Se aconteceu, acho que foram pouquíssimas vezes, inclusive eu lembro que teve uma gay que olhou na minha cara e falou que eu estava feia. Então, assim, tem muita gente sem noção, que não entende todo o processo de construção de uma Drag Queen, são também opiniões, ele não precisava me achar bonita ou feia, mas era questão de respeito mesmo, era só não ter falado nada, o que já poupa muita coisa. Outra situação bem desconfortável que passei no ano passado, foi logo após um evento. Estava em uma lanchonete com alguns amigos, um homem aproximou-se e sentou ao meu lado, começando a mexer na minha peruca e falar bobagens, fiquei tão constrangida que levantei e pedi para que saísse, ou chamaria polícia. Mas, no geral, a comunidade me apoia bastante na cidade e região, recebo muito mais coisas boas do que ruins.
Em sua perspectiva, a diferença entre sexualidade e gênero influencia a opinião pública?

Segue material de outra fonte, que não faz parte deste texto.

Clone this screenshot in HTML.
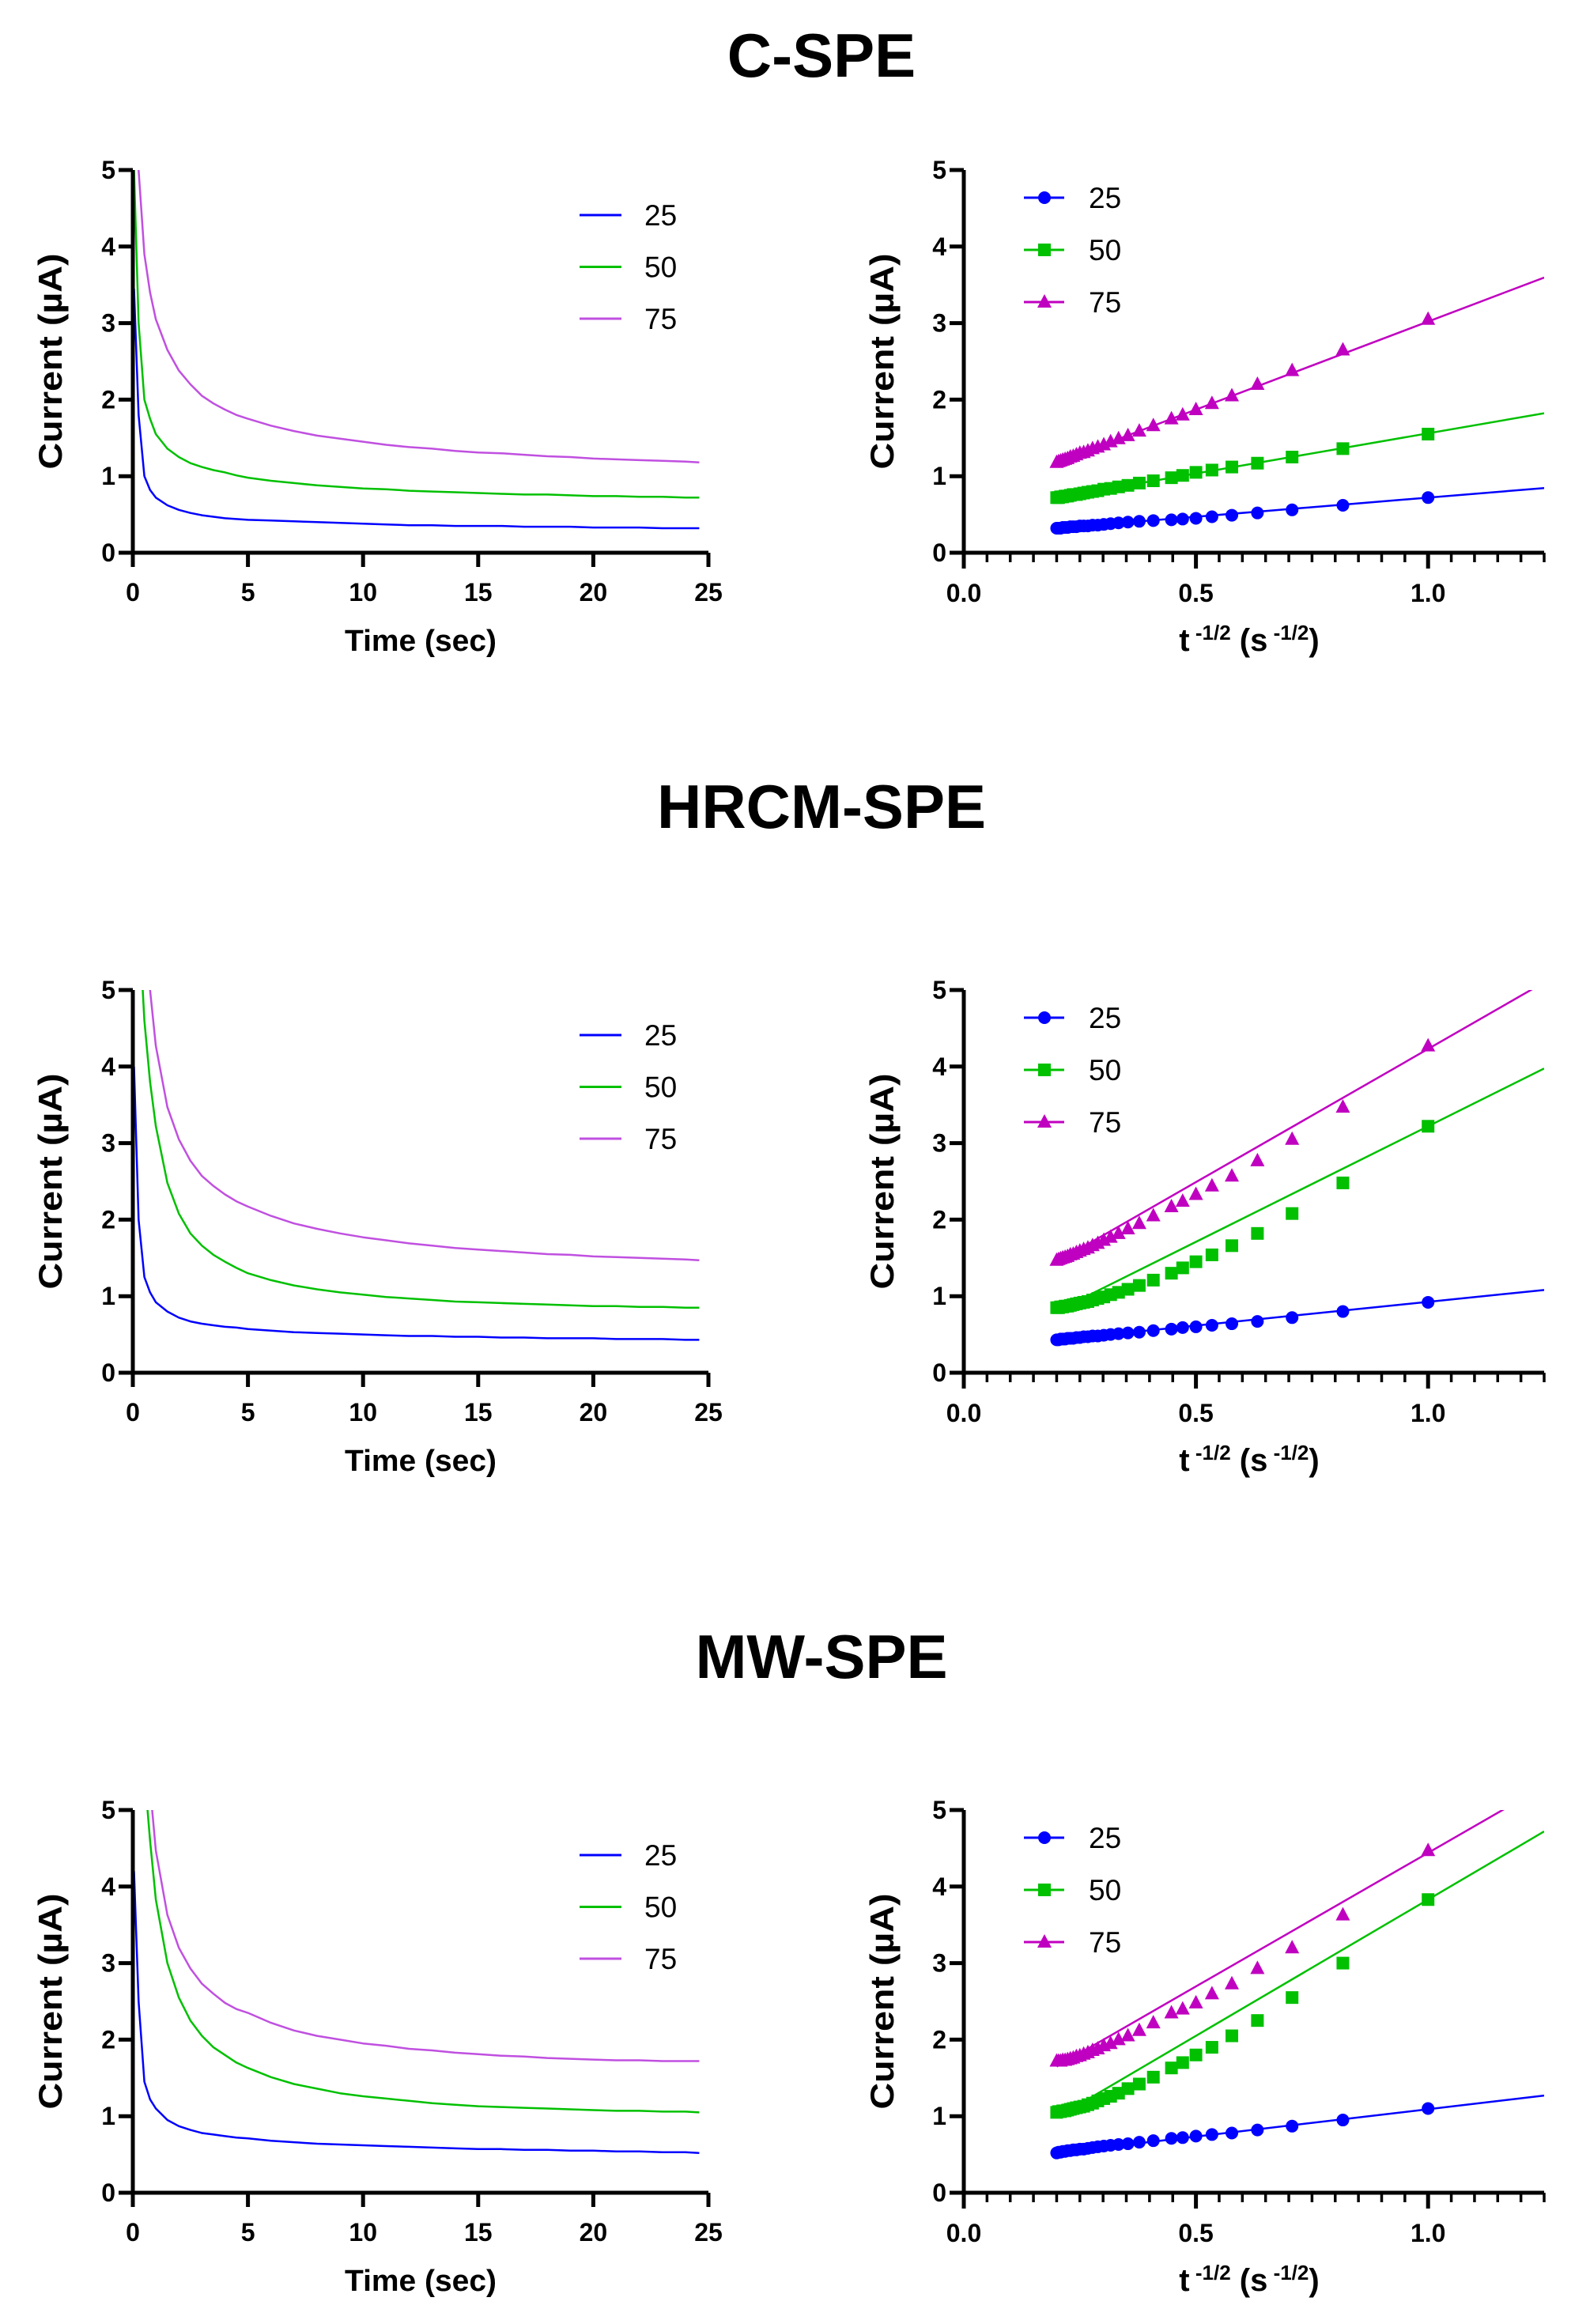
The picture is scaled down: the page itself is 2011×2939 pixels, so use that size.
<!DOCTYPE html>
<html><head><meta charset="utf-8"><style>
html,body{margin:0;padding:0;background:#fff;}
svg{display:block;font-family:"Liberation Sans",Arial,sans-serif;}
</style></head><body>
<svg id="fig" width="2011" height="2939" viewBox="0 0 2011 2939" xmlns="http://www.w3.org/2000/svg">
</svg>
<script>
// shared time samples (s)
const earlyT = [0.05, 0.25, 0.5, 0.75];
const T = [1,1.5,2,2.5,3,3.5,4,4.5,5,6,7,8,9,10,11,12,13,14,15,16,17,18,19,20,21,22,23,24,25];
const seriesNames = ["25","50","75"];
const titles = ["C-SPE","HRCM-SPE","MW-SPE"];
const xTicksLeft = [0,5,10,15,20,25];
const yTicks = [0,1,2,3,4,5];
const xTicksRight = [0,0.5,1.0];
const xTickLabelsRight = ["0.0","0.5","1.0"];

// C-SPE
const cEarly25 = [3.45,1.8,1.0,0.82], cEarly50 = [5.0,3.0,2.0,1.75], cEarly75 = [6.5,5.0,3.9,3.4];
const c25 = [0.72,0.62,0.56,0.52,0.49,0.47,0.45,0.44,0.43,0.42,0.41,0.40,0.39,0.38,0.37,0.36,0.36,0.35,0.35,0.35,0.34,0.34,0.34,0.33,0.33,0.33,0.32,0.32,0.32];
const c50 = [1.55,1.36,1.25,1.17,1.12,1.08,1.05,1.01,0.98,0.94,0.91,0.88,0.86,0.84,0.83,0.81,0.80,0.79,0.78,0.77,0.76,0.76,0.75,0.74,0.74,0.73,0.73,0.72,0.72];
const c75 = [3.05,2.65,2.38,2.20,2.05,1.95,1.87,1.80,1.75,1.66,1.59,1.53,1.49,1.45,1.41,1.38,1.36,1.33,1.31,1.30,1.28,1.26,1.25,1.23,1.22,1.21,1.20,1.19,1.18];
const cSlope = [0.50,1.05,2.30], cIntercept = [0.22,0.51,0.72];
// HRCM-SPE
const hEarly25 = [4.0,2.0,1.25,1.05], hEarly50 = [7.0,6.0,4.6,3.8], hEarly75 = [9.0,7.5,6.0,5.0];
const h25 = [0.92,0.80,0.72,0.67,0.64,0.62,0.60,0.59,0.57,0.55,0.53,0.52,0.51,0.50,0.49,0.48,0.48,0.47,0.47,0.46,0.46,0.45,0.45,0.45,0.44,0.44,0.44,0.43,0.43];
const h50 = [3.22,2.48,2.08,1.82,1.66,1.54,1.45,1.37,1.30,1.21,1.14,1.09,1.05,1.02,0.99,0.97,0.95,0.93,0.92,0.91,0.90,0.89,0.88,0.87,0.87,0.86,0.86,0.85,0.85];
const h75 = [4.27,3.47,3.05,2.77,2.57,2.44,2.33,2.24,2.17,2.05,1.95,1.88,1.82,1.77,1.73,1.69,1.66,1.63,1.61,1.59,1.57,1.55,1.54,1.52,1.51,1.50,1.49,1.48,1.47];
const hSlope = [0.62,3.02,3.48], hIntercept = [0.306,0.20,0.75];
// MW-SPE
const mEarly25 = [4.2,2.5,1.45,1.22], mEarly50 = [9.0,7.0,5.5,4.6], mEarly75 = [9.0,8.0,6.5,5.3];
const m25 = [1.10,0.95,0.87,0.82,0.78,0.76,0.74,0.72,0.71,0.68,0.66,0.64,0.63,0.62,0.61,0.60,0.59,0.58,0.57,0.57,0.56,0.56,0.55,0.55,0.54,0.54,0.53,0.53,0.52];
const m50 = [3.83,3.00,2.55,2.25,2.05,1.90,1.80,1.70,1.63,1.51,1.42,1.36,1.30,1.26,1.23,1.20,1.17,1.15,1.13,1.12,1.11,1.10,1.09,1.08,1.07,1.07,1.06,1.06,1.05];
const m75 = [4.47,3.63,3.20,2.93,2.73,2.60,2.48,2.40,2.35,2.22,2.12,2.05,2.00,1.95,1.92,1.88,1.86,1.83,1.81,1.79,1.78,1.76,1.75,1.74,1.73,1.73,1.72,1.72,1.72];
const mSlope = [0.714,3.56,3.49], mIntercept = [0.377,0.27,0.95];

const panels = [
 {early:[cEarly25,cEarly50,cEarly75], vals:[c25,c50,c75], slope:cSlope, icpt:cIntercept},
 {early:[hEarly25,hEarly50,hEarly75], vals:[h25,h50,h75], slope:hSlope, icpt:hIntercept},
 {early:[mEarly25,mEarly50,mEarly75], vals:[m25,m50,m75], slope:mSlope, icpt:mIntercept}
];
const rowOffset = [0,1037,2074];
const titleY = [64,1014,2089];
const leftCol = ["#0000ff","#00c000","#c050e0"];
const rightCol = ["#0000ff","#00c000","#c000c0"];

const NS = "http://www.w3.org/2000/svg";
const svg = document.getElementById("fig");
function mk(tag, attrs, parent, text){
  const e = document.createElementNS(NS, tag);
  for (const k in attrs) e.setAttribute(k, attrs[k]);
  if (text !== undefined) e.textContent = text;
  (parent||svg).appendChild(e);
  return e;
}

panels.forEach((p, r) => {
  const o = rowOffset[r];
  const y0 = 699 + o, y5 = 215 + o;
  const yS = v => y0 - (y0 - y5) * v / 5;
  const t = mk("text",{x:1039,y:titleY[r]+33,"text-anchor":"middle","font-size":"78","font-weight":"bold"},svg,titles[r]);
  
  

  // ---------- left chart ----------
  const gL = mk("g",{});
  
  
  const xL0 = 168, xL1 = 896;
  const xL = v => xL0 + (xL1 - xL0) * v / 25;
  const clipR = mk("clipPath",{id:"cl"+r},gL);
  mk("rect",{x:xL0,y:y5,width:xL1-xL0+10,height:y0-y5},clipR);
  const lg = mk("g",{"clip-path":"url(#cl"+r+")"},gL);
  for (let s=0;s<3;s++){
    const ts = earlyT.concat(T), vs = p.early[s].concat(p.vals[s]);
    let d = "";
    ts.forEach((tt,i)=>{ d += (i?"L":"M") + xL(Math.min(tt,24.6)).toFixed(1) + "," + yS(vs[i]).toFixed(1); });
    const path = mk("path",{d:d,fill:"none",stroke:leftCol[s],"stroke-width":"2.5","stroke-linejoin":"round"},lg);
    
    
  }
  const axL = mk("g",{stroke:"#000","stroke-width":"5",fill:"none"},gL);
  
  
  mk("path",{d:`M${xL0},${y5} V${y0} H${xL1}`},axL);
  yTicks.forEach(v=>{
    mk("line",{x1:xL0-18,x2:xL0,y1:yS(v),y2:yS(v)},axL);
    const tl = mk("text",{x:xL0-22,y:yS(v)+11,"text-anchor":"end","font-size":"32","font-weight":"bold"},gL,String(v));
    
    
  });
  xTicksLeft.forEach(v=>{
    mk("line",{x1:xL(v),x2:xL(v),y1:y0,y2:y0+18},axL);
    const tl = mk("text",{x:xL(v),y:y0+61,"text-anchor":"middle","font-size":"32","font-weight":"bold"},gL,String(v));
    
    
  });
  const xt = mk("text",{x:532,y:y0+124,"text-anchor":"middle","font-size":"38","font-weight":"bold",textLength:"192",lengthAdjust:"spacingAndGlyphs"},gL,"Time (sec)");
  
  
  const yt = mk("text",{x:0,y:0,"text-anchor":"middle","font-size":"42","font-weight":"bold",textLength:"273",lengthAdjust:"spacingAndGlyphs",transform:`translate(78,${(y0+y5)/2}) rotate(-90)`},gL,"Current (\u00b5A)");
  
  
  for (let s=0;s<3;s++){
    const ly = 272 + o + s*65.5;
    const le = mk("g",{},gL);
    
    
    mk("line",{x1:733,x2:786,y1:ly,y2:ly,stroke:leftCol[s],"stroke-width":"3"},le);
    mk("text",{x:815,y:ly+13,"font-size":"37"},le,seriesNames[s]);
  }

  // ---------- right chart ----------
  const gR = mk("g",{});
  
  
  const xR0 = 1219, xR1 = 1953;
  const xR = v => xR0 + (xR1 - xR0) * v / 1.25;
  const clipR2 = mk("clipPath",{id:"cr"+r},gR);
  mk("rect",{x:xR0,y:y5,width:xR1-xR0,height:y0-y5},clipR2);
  const rg = mk("g",{"clip-path":"url(#cr"+r+")"},gR);
  for (let s=0;s<3;s++){
    const x1 = 0.2, x2 = 1.25;
    const fit = mk("line",{x1:xR(x1),y1:yS(p.icpt[s]+p.slope[s]*x1),x2:xR(x2),y2:yS(p.icpt[s]+p.slope[s]*x2),stroke:rightCol[s],"stroke-width":"2.5"},rg);
    
    
    T.forEach((tt,i)=>{
      const cx = xR(1/Math.sqrt(tt)), cy = yS(p.vals[s][i]);
      let m;
      if (s===0) m = mk("circle",{cx:cx,cy:cy,r:8,fill:rightCol[s]},rg);
      else if (s===1) m = mk("rect",{x:cx-8,y:cy-8,width:16,height:16,fill:rightCol[s]},rg);
      else m = mk("path",{d:`M${cx},${cy-10} L${cx+9},${cy+7} L${cx-9},${cy+7}Z`,fill:rightCol[s]},rg);
      
      
    });
  }
  const axR = mk("g",{stroke:"#000","stroke-width":"5",fill:"none"},gR);
  
  
  mk("path",{d:`M${xR0},${y5} V${y0} H${xR1}`},axR);
  yTicks.forEach(v=>{
    mk("line",{x1:xR0-18,x2:xR0,y1:yS(v),y2:yS(v)},axR);
    const tl = mk("text",{x:xR0-22,y:yS(v)+11,"text-anchor":"end","font-size":"32","font-weight":"bold"},gR,String(v));
    
    
  });
  for (let k=0;k<=25;k++){
    const v = k*0.05, major = (k%10===0);
    mk("line",{x1:xR(v),x2:xR(v),y1:y0,y2:y0+(major?20:12),"stroke-width":major?"5":"3.5"},axR);
  }
  xTicksRight.forEach((v,i)=>{
    const tl = mk("text",{x:xR(v),y:y0+62,"text-anchor":"middle","font-size":"32","font-weight":"bold"},gR,xTickLabelsRight[i]);
    
    
  });
  const xtr = mk("text",{x:1580,y:y0+124,"text-anchor":"middle","font-size":"40","font-weight":"bold"},gR);
  
  
  mk("tspan",{},xtr,"t");
  mk("tspan",{dy:"-14","font-size":"26"},xtr," -1/2");
  mk("tspan",{dy:"14"},xtr," (s");
  mk("tspan",{dy:"-14","font-size":"26"},xtr," -1/2");
  mk("tspan",{dy:"14"},xtr,")");
  const ytr = mk("text",{x:0,y:0,"text-anchor":"middle","font-size":"42","font-weight":"bold",textLength:"273",lengthAdjust:"spacingAndGlyphs",transform:`translate(1130,${(y0+y5)/2}) rotate(-90)`},gR,"Current (\u00b5A)");
  
  
  for (let s=0;s<3;s++){
    const ly = 250 + o + s*66;
    const le = mk("g",{},gR);
    
    
    mk("line",{x1:1295,x2:1346,y1:ly,y2:ly,stroke:rightCol[s],"stroke-width":"3"},le);
    const cx = 1321;
    if (s===0) mk("circle",{cx:cx,cy:ly,r:8,fill:rightCol[s]},le);
    else if (s===1) mk("rect",{x:cx-8,y:ly-8,width:16,height:16,fill:rightCol[s]},le);
    else mk("path",{d:`M${cx},${ly-10} L${cx+9},${ly+7} L${cx-9},${ly+7}Z`,fill:rightCol[s]},le);
    mk("text",{x:1377,y:ly+13,"font-size":"37"},le,seriesNames[s]);
  }
});
</script>
</body></html>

A sociedade nem entende direito o que é gênero e o que é sexualidade. Então, acabam misturando muita coisa, as pessoas não entendem nem o que é Drag Queen, que não tem nada a ver com gênero e sexualidade, sabe? E sim com arte, expressão e cultura. Acredito que falta às pessoas buscarem mais conhecimento. A gente tem um celular na palma da mão 24 horas por dia, e falta as pessoas pararem de se alienar em conteúdos errados e prestarem mais atenção no que realmente é dito, mas não é ouvido.